## Your task
Identify and reproduce every line holding the string "this".

***** Data shown

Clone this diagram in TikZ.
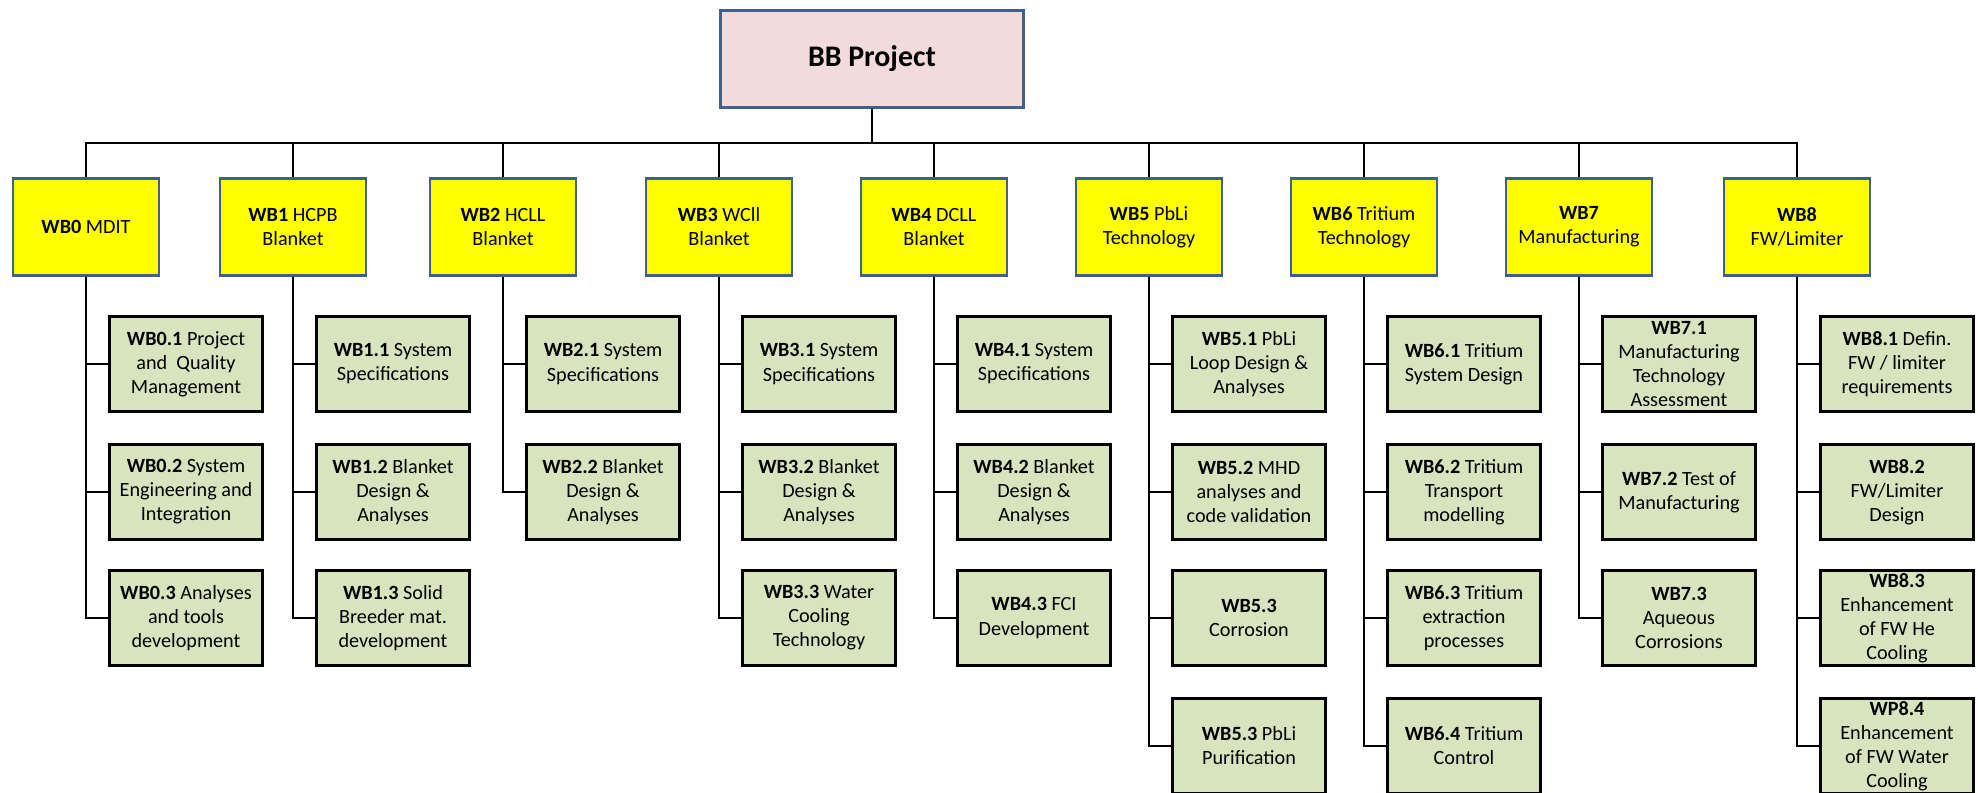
\documentclass[tikz,border=0pt]{standalone}
\usepackage{fontspec}
\setmainfont{Carlito}
\usepackage{xcolor}
\usetikzlibrary{positioning}
\definecolor{bbpink}{RGB}{242,220,219}
\definecolor{bbblue}{RGB}{63,95,140}
\definecolor{wpyellow}{RGB}{255,255,0}
\definecolor{taskgreen}{RGB}{215,228,189}
\tikzset{
  topbox/.style={draw=bbblue, line width=1.7pt, fill=bbpink, align=center, minimum width=6.08cm, minimum height=1.94cm, font=\fontsize{17}{20}\selectfont\bfseries},
  wpbox/.style={draw=bbblue, line width=1.6pt, fill=wpyellow, align=center, inner sep=0pt, minimum width=2.92cm, minimum height=1.94cm, font=\fontsize{11.5}{13.7}\selectfont},
  taskbox/.style={draw=black, line width=1.9pt, fill=taskgreen, align=center, inner sep=0pt, minimum width=3.05cm, minimum height=1.89cm, font=\fontsize{11.5}{13.7}\selectfont},
  buslink/.style={line width=1.4pt},
  link/.style={line width=1.1pt},
}

\begin{document}
\begin{tikzpicture}[x=0.02cm, y=-0.02cm]
  \useasboundingbox (0,0) rectangle (1978,793);

  \node[topbox] (bb) at (872,59) {BB Project};

  \node[wpbox] (wb0) at (86,227) {\textbf{WB0} MDIT};
  \node[wpbox] (wb1) at (293,227) {\textbf{WB1} HCPB\\Blanket};
  \node[wpbox] (wb2) at (503,227) {\textbf{WB2} HCLL\\Blanket};
  \node[wpbox] (wb3) at (719,227) {\textbf{WB3} WCll\\Blanket};
  \node[wpbox] (wb4) at (934,227) {\textbf{WB4} DCLL\\Blanket};
  \node[wpbox] (wb5) at (1149,227) {\textbf{WB5} PbLi\\Technology};
  \node[wpbox] (wb6) at (1364,227) {\textbf{WB6} Tritium\\Technology};
  \node[wpbox] (wb7) at (1579,227) {\textbf{WB7}\\Manufacturing};
  \node[wpbox] (wb8) at (1797,227) {\textbf{WB8}\\FW/Limiter};

  \node[taskbox] (wb01) at (186,364) {\textbf{WB0.1} Project\\and~ Quality\\Management};
  \node[taskbox] (wb02) at (186,492) {\textbf{WB0.2} System\\Engineering and\\Integration};
  \node[taskbox] (wb03) at (186,618) {\textbf{WB0.3} Analyses\\and tools\\development};

  \node[taskbox] (wb11) at (393,364) {\textbf{WB1.1} System\\Specifications};
  \node[taskbox] (wb12) at (393,492) {\textbf{WB1.2} Blanket\\Design \&\\Analyses};
  \node[taskbox] (wb13) at (393,618) {\textbf{WB1.3} Solid\\Breeder mat.\\development};

  \node[taskbox] (wb21) at (603,364) {\textbf{WB2.1} System\\Specifications};
  \node[taskbox] (wb22) at (603,492) {\textbf{WB2.2} Blanket\\Design \&\\Analyses};

  \node[taskbox] (wb31) at (819,364) {\textbf{WB3.1} System\\Specifications};
  \node[taskbox] (wb32) at (819,492) {\textbf{WB3.2} Blanket\\Design \&\\Analyses};
  \node[taskbox] (wb33) at (819,618) {\textbf{WB3.3} Water\\Cooling\\Technology};

  \node[taskbox] (wb41) at (1034,364) {\textbf{WB4.1} System\\Specifications};
  \node[taskbox] (wb42) at (1034,492) {\textbf{WB4.2} Blanket\\Design \&\\Analyses};
  \node[taskbox] (wb43) at (1034,618) {\textbf{WB4.3} FCI\\Development};

  \node[taskbox] (wb51) at (1249,364) {\textbf{WB5.1} PbLi\\Loop Design \&\\Analyses};
  \node[taskbox] (wb52) at (1249,492) {\textbf{WB5.2} MHD\\analyses and\\code validation};
  \node[taskbox] (wb53) at (1249,618) {\textbf{WB5.3}\\Corrosion};
  \node[taskbox] (wb54) at (1249,746) {\textbf{WB5.3} PbLi\\Purification};

  \node[taskbox] (wb61) at (1464,364) {\textbf{WB6.1} Tritium\\System Design};
  \node[taskbox] (wb62) at (1464,492) {\textbf{WB6.2} Tritium\\Transport\\modelling};
  \node[taskbox] (wb63) at (1464,618) {\textbf{WB6.3} Tritium\\extraction\\processes};
  \node[taskbox] (wb64) at (1464,746) {\textbf{WB6.4} Tritium\\Control};

  \node[taskbox] (wb71) at (1679,364) {\textbf{WB7.1}\\Manufacturing\\Technology\\Assessment};
  \node[taskbox] (wb72) at (1679,492) {\textbf{WB7.2} Test of\\Manufacturing};
  \node[taskbox] (wb73) at (1679,618) {\textbf{WB7.3}\\Aqueous\\Corrosions};

  \node[taskbox] (wb81) at (1897,364) {\textbf{WB8.1} Defin.\\FW / limiter\\requirements};
  \node[taskbox] (wb82) at (1897,492) {\textbf{WB8.2}\\FW/Limiter\\Design};
  \node[taskbox] (wb83) at (1897,618) {\textbf{WB8.3}\\Enhancement\\of FW He\\Cooling};
  \node[taskbox] (wb84) at (1897,746) {\textbf{WP8.4}\\Enhancement\\of FW Water\\Cooling};

  % project to work packages
  \draw[buslink] (bb.south) -- ++(0,34) -| (wb0.north);
  \draw[buslink] (bb.south) -- ++(0,34) -| (wb1.north);
  \draw[buslink] (bb.south) -- ++(0,34) -| (wb2.north);
  \draw[buslink] (bb.south) -- ++(0,34) -| (wb3.north);
  \draw[buslink] (bb.south) -- ++(0,34) -| (wb4.north);
  \draw[buslink] (bb.south) -- ++(0,34) -| (wb5.north);
  \draw[buslink] (bb.south) -- ++(0,34) -| (wb6.north);
  \draw[buslink] (bb.south) -- ++(0,34) -| (wb7.north);
  \draw[buslink] (bb.south) -- ++(0,34) -| (wb8.north);

  % work packages to tasks
  \draw[link] (wb0.south) |- (wb01.west);
  \draw[link] (wb0.south) |- (wb02.west);
  \draw[link] (wb0.south) |- (wb03.west);
  \draw[link] (wb1.south) |- (wb11.west);
  \draw[link] (wb1.south) |- (wb12.west);
  \draw[link] (wb1.south) |- (wb13.west);
  \draw[link] (wb2.south) |- (wb21.west);
  \draw[link] (wb2.south) |- (wb22.west);
  \draw[link] (wb3.south) |- (wb31.west);
  \draw[link] (wb3.south) |- (wb32.west);
  \draw[link] (wb3.south) |- (wb33.west);
  \draw[link] (wb4.south) |- (wb41.west);
  \draw[link] (wb4.south) |- (wb42.west);
  \draw[link] (wb4.south) |- (wb43.west);
  \draw[link] (wb5.south) |- (wb51.west);
  \draw[link] (wb5.south) |- (wb52.west);
  \draw[link] (wb5.south) |- (wb53.west);
  \draw[link] (wb5.south) |- (wb54.west);
  \draw[link] (wb6.south) |- (wb61.west);
  \draw[link] (wb6.south) |- (wb62.west);
  \draw[link] (wb6.south) |- (wb63.west);
  \draw[link] (wb6.south) |- (wb64.west);
  \draw[link] (wb7.south) |- (wb71.west);
  \draw[link] (wb7.south) |- (wb72.west);
  \draw[link] (wb7.south) |- (wb73.west);
  \draw[link] (wb8.south) |- (wb81.west);
  \draw[link] (wb8.south) |- (wb82.west);
  \draw[link] (wb8.south) |- (wb83.west);
  \draw[link] (wb8.south) |- (wb84.west);
\end{tikzpicture}
\end{document}
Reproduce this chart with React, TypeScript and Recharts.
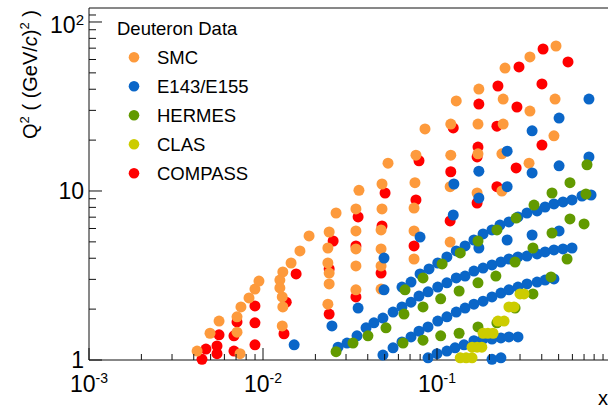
import React from 'react';
import { ScatterChart, Scatter, XAxis, YAxis, ReferenceLine, Legend } from 'recharts';

const FONT = '"Liberation Sans", Arial, Helvetica, sans-serif';
const AXIS = '#111';

// ---- data: [x, Q^2] ----
const smcPoints: [number, number][] = [
  [0.00418, 1.13], [0.00496, 1.44], [0.00559, 1.70], [0.00709, 1.80], [0.00709, 1.46], [0.00738, 1.09],
  [0.00747, 2.06], [0.00831, 2.33], [0.00899, 2.63], [0.00948, 2.93],
  [0.0130, 3.32], [0.0125, 2.97], [0.0125, 2.67], [0.0129, 2.36], [0.0130, 2.06], [0.0129, 1.59],
  [0.0145, 3.75], [0.0163, 4.42], [0.0184, 5.42], [0.0263, 7.41], [0.0356, 10.1], [0.0523, 14.6],
  [0.0240, 5.72], [0.0236, 4.60], [0.0236, 3.75], [0.0240, 3.27], [0.0240, 2.82], [0.0236, 2.14],
  [0.0342, 7.83], [0.0342, 5.80], [0.0342, 4.54], [0.0342, 3.60], [0.0342, 2.60],
  [0.0483, 11.0], [0.0483, 7.83], [0.0477, 5.88], [0.0477, 4.54], [0.0477, 3.60], [0.0477, 2.63],
  [0.0757, 16.3], [0.0747, 11.2], [0.0738, 7.93], [0.0738, 5.80], [0.0738, 3.96],
  [0.0853, 23.3], [0.120, 24.9], [0.120, 16.3], [0.119, 10.6], [0.119, 4.99],
  [0.129, 34.1], [0.174, 40.1], [0.172, 24.9], [0.172, 16.6], [0.170, 9.73],
  [0.246, 53.4], [0.240, 35.0], [0.240, 24.9], [0.236, 16.6], [0.236, 10.0],
  [0.342, 62.1], [0.342, 29.7], [0.338, 14.6],
  [0.483, 72.1], [0.477, 35.0], [0.470, 21.2],
];

const e143Points: [number, number][] = [
  [0.0629, 2.70], [0.0709, 2.89], [0.0799, 3.23], [0.0900, 3.46], [0.101, 3.75], [0.114, 4.07], [0.129, 4.42],
  [0.145, 4.73], [0.163, 5.13], [0.184, 5.57], [0.207, 5.88], [0.230, 6.29], [0.259, 6.56], [0.292, 7.02],
  [0.329, 7.41], [0.376, 7.62], [0.418, 8.04], [0.470, 8.38], [0.530, 8.61], [0.597, 8.85], [0.681, 9.34], [0.768, 9.47],
  [0.0270, 1.19], [0.0304, 1.26], [0.0347, 1.39], [0.0391, 1.55], [0.0434, 1.66], [0.0489, 1.77], [0.0559, 1.92],
  [0.0629, 2.06], [0.0709, 2.20], [0.0788, 2.39], [0.0888, 2.53], [0.101, 2.70], [0.114, 2.86], [0.129, 3.06],
  [0.145, 3.14], [0.163, 3.36], [0.184, 3.50], [0.207, 3.65], [0.233, 3.80], [0.259, 3.96], [0.292, 4.07],
  [0.329, 4.12], [0.376, 4.24], [0.418, 4.36], [0.470, 4.48], [0.530, 4.54], [0.597, 4.60],
  [0.0489, 1.07], [0.0559, 1.18], [0.0629, 1.28], [0.0709, 1.37], [0.0788, 1.48], [0.0888, 1.57], [0.101, 1.70],
  [0.114, 1.80], [0.129, 1.92], [0.145, 2.03], [0.163, 2.14], [0.184, 2.23], [0.207, 2.36], [0.233, 2.49],
  [0.259, 2.60], [0.292, 2.70], [0.329, 2.82], [0.376, 2.89], [0.418, 2.97], [0.470, 3.02],
  [0.0888, 1.03], [0.100, 1.09], [0.114, 1.13], [0.127, 1.18], [0.143, 1.23], [0.163, 1.30], [0.184, 1.33],
  [0.207, 1.33], [0.233, 1.35], [0.259, 1.37], [0.292, 1.37], [0.207, 1.01], [0.233, 1.03],
  [0.0151, 1.23], [0.0249, 1.59], [0.0352, 2.03], [0.0496, 2.60], [0.0496, 4.01], [0.0799, 5.34],
  [0.124, 7.21], [0.125, 11.0], [0.174, 9.09], [0.174, 13.1], [0.253, 17.2], [0.253, 10.6], [0.253, 5.13],
  [0.174, 4.60], [0.352, 22.7], [0.352, 12.8], [0.352, 5.49], [0.503, 27.0], [0.503, 14.1], [0.503, 5.80],
  [0.747, 35.0], [0.747, 15.9],
];

const hermesPoints: [number, number][] = [
  [0.0263, 1.12], [0.0329, 1.26], [0.0401, 1.39], [0.0509, 1.55], [0.0646, 1.87], [0.0831, 2.06], [0.105, 2.30],
  [0.134, 2.56], [0.172, 2.86], [0.218, 3.14], [0.281, 3.80], [0.356, 4.60], [0.458, 5.64], [0.581, 6.83], [0.700, 6.38],
  [0.0655, 2.60], [0.0831, 3.06], [0.107, 3.70], [0.136, 4.30], [0.172, 5.06], [0.221, 5.88], [0.285, 6.92],
  [0.361, 8.26], [0.458, 9.73], [0.581, 11.2], [0.718, 9.60], [0.728, 14.3],
  [0.0638, 1.26], [0.0831, 1.31], [0.105, 1.39], [0.134, 1.44], [0.172, 1.57], [0.221, 1.66], [0.281, 2.03],
  [0.356, 2.46], [0.452, 3.10], [0.559, 3.96],
];

const clasPoints: [number, number][] = [
  [0.136, 1.03], [0.147, 1.03], [0.159, 1.03],
  [0.159, 1.19], [0.170, 1.19], [0.181, 1.19],
  [0.184, 1.44], [0.196, 1.44], [0.210, 1.44],
  [0.224, 1.70], [0.243, 1.70],
  [0.259, 2.06], [0.277, 2.06],
  [0.300, 2.46], [0.316, 2.46],
];

const compassPoints: [number, number][] = [
  [0.00446, 1.01], [0.00470, 1.16], [0.00544, 1.09], [0.00544, 1.21], [0.00559, 1.41], [0.00681, 1.13],
  [0.00681, 1.39], [0.00709, 1.68], [0.00899, 1.23], [0.00899, 1.66], [0.00899, 2.09], [0.0132, 1.43],
  [0.0136, 2.20], [0.0155, 3.23], [0.0253, 5.06], [0.0352, 7.02], [0.0503, 9.73], [0.0788, 15.1],
  [0.0240, 3.46], [0.0240, 1.87], [0.0342, 2.36], [0.0477, 3.27], [0.0342, 4.73], [0.0483, 6.21],
  [0.0757, 8.85], [0.0738, 4.73], [0.120, 13.0], [0.119, 6.65], [0.170, 8.49], [0.170, 15.9],
  [0.124, 23.6], [0.172, 18.2], [0.174, 32.7], [0.224, 41.8], [0.221, 24.2], [0.221, 10.6],
  [0.296, 54.2], [0.288, 31.4], [0.285, 13.7], [0.407, 69.2], [0.401, 43.0], [0.401, 18.7], [0.566, 58.0],
];

// ---- ticks ----
const xMajorTicks = [0.001, 0.01, 0.1, 1];
const xMajorLabels: [string, string][] = [['10', '-3'], ['10', '-2'], ['10', '-1'], ['', '']];
const xMinorTicks = [
  0.002, 0.003, 0.004, 0.005, 0.006, 0.007, 0.008, 0.009,
  0.02, 0.03, 0.04, 0.05, 0.06, 0.07, 0.08, 0.09,
  0.2, 0.3, 0.4, 0.5, 0.6, 0.7, 0.8, 0.9,
];
const yMajorTicks = [1, 10, 100];
const yMajorLabels: [string, string][] = [['1', ''], ['10', ''], ['10', '2']];
const yMinorTicks = [2, 3, 4, 5, 6, 7, 8, 9, 20, 30, 40, 50, 60, 70, 80, 90, 110];

const xTicks = [...xMajorTicks, ...xMinorTicks].sort((a, b) => a - b);
const yTicks = [...yMajorTicks, ...yMinorTicks].sort((a, b) => a - b);

const legendTitle = 'Deuteron Data';
const seriesList = [
  { name: 'SMC', color: '#fd9a3c', points: smcPoints },
  { name: 'E143/E155', color: '#0a66c8', points: e143Points },
  { name: 'HERMES', color: '#629a00', points: hermesPoints },
  { name: 'CLAS', color: '#cccc00', points: clasPoints },
  { name: 'COMPASS', color: '#ff0000', points: compassPoints },
];
const drawOrder = ['COMPASS', 'SMC', 'E143/E155', 'HERMES', 'CLAS'];

const toRows = (pts: [number, number][]) => pts.map(([x, y]) => ({ x, y }));

const XTick = (props: any) => {
  const { x, y, payload } = props;
  const idx = xMajorTicks.indexOf(payload.value);
  const major = idx >= 0;
  const lab = major ? xMajorLabels[idx] : ['', ''];
  return (
    <g>
      <line x1={x} x2={x} y1={y} y2={y - (major ? 12 : 6)} stroke={AXIS} strokeWidth={1} />
      {major && lab[0] && (
        <text x={x} y={y + 32} textAnchor="middle" fontSize={23} fontFamily={FONT} fill="#000">
          <tspan>{lab[0]}</tspan>
          {lab[1] && <tspan dy={-9} fontSize={14}>{lab[1]}</tspan>}
        </text>
      )}
    </g>
  );
};

const YTick = (props: any) => {
  const { x, y, payload } = props;
  const idx = yMajorTicks.indexOf(payload.value);
  const major = idx >= 0;
  const sup = major ? yMajorLabels[idx][1] : '';
  return (
    <g>
      <line x1={x} x2={x + (major ? 13 : 7)} y1={y} y2={y} stroke={AXIS} strokeWidth={1} />
      {major && (
        <text x={x - 5} y={y + (sup ? 11 : 8)} textAnchor="end" fontSize={23} fontFamily={FONT} fill="#000">
          <tspan>{yMajorLabels[idx][0]}</tspan>
          {sup && <tspan dy={-8} fontSize={15}>{sup}</tspan>}
        </text>
      )}
    </g>
  );
};

const YTitle = () => (
  <text transform="translate(37,10) rotate(-90)" textAnchor="end" fontSize={20} fontFamily={FONT} fill="#000">
    <tspan>Q</tspan>
    <tspan fontSize={13} dy={-8}>2</tspan>
    <tspan dy={8}>{' ( (GeV/'}</tspan>
    <tspan fontStyle="italic">c</tspan>
    <tspan>)</tspan>
    <tspan fontSize={13} dy={-8}>2</tspan>
    <tspan dy={8}>{' )'}</tspan>
  </text>
);

const XTitle = () => (
  <text x={608} y={405} textAnchor="end" fontSize={20} fontFamily={FONT} fill="#000">x</text>
);

const LegendBox = () => (
  <svg width={300} height={200} style={{ display: 'block' }}>
    <text x={117} y={34.5} fontSize={18.5} fontFamily={FONT} fill="#000">{legendTitle}</text>
    {seriesList.map((s, i) => (
      <g key={s.name}>
        <circle cx={134} cy={57.3 + i * 29} r={5.3} fill={s.color} />
        <text x={157} y={57.3 + i * 29 + 6.6} fontSize={18.5} fontFamily={FONT} fill="#000">{s.name}</text>
      </g>
    ))}
  </svg>
);

const makeShape = (color: string) => (p: any) => <circle cx={p.cx} cy={p.cy} r={5.5} fill={color} />;

export default function App() {
  return (
    <div style={{ position: 'fixed', left: 0, top: 0, width: 608, height: 410, overflow: 'hidden', background: '#fff' }}>
      <ScatterChart width={620} height={410} margin={{ top: 8, right: 9, bottom: 0, left: 0 }}>
        <XAxis
          type="number" dataKey="x" scale="log" domain={[0.001, 1]} ticks={xTicks} interval={0}
          tickSize={0} tickMargin={0} tickLine={false} tick={(p: any) => <XTick {...p} />}
          axisLine={{ stroke: AXIS }} height={50} label={<XTitle />}
        />
        <YAxis
          type="number" dataKey="y" scale="log" domain={[1, 121]} ticks={yTicks} interval={0}
          tickSize={0} tickMargin={0} tickLine={false} tick={(p: any) => <YTick {...p} />}
          axisLine={{ stroke: AXIS }} width={89} label={<YTitle />}
        />
        <ReferenceLine y={121} stroke={AXIS} />
        <ReferenceLine x={1} stroke={AXIS} />
        {drawOrder.map((n) => {
          const s = seriesList.find((q) => q.name === n)!;
          return (
            <Scatter key={s.name} name={s.name} data={toRows(s.points)} fill={s.color}
              shape={makeShape(s.color)} isAnimationActive={false} />
          );
        })}
        <Legend layout="vertical" align="center" verticalAlign="middle"
          wrapperStyle={{ left: 0, top: 0, width: 300, height: 200 }} content={() => <LegendBox />} />
      </ScatterChart>
    </div>
  );
}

**********

## Written response
Clone this diagram in TikZ.
Reproduce this chart with React, TypeScript and Recharts.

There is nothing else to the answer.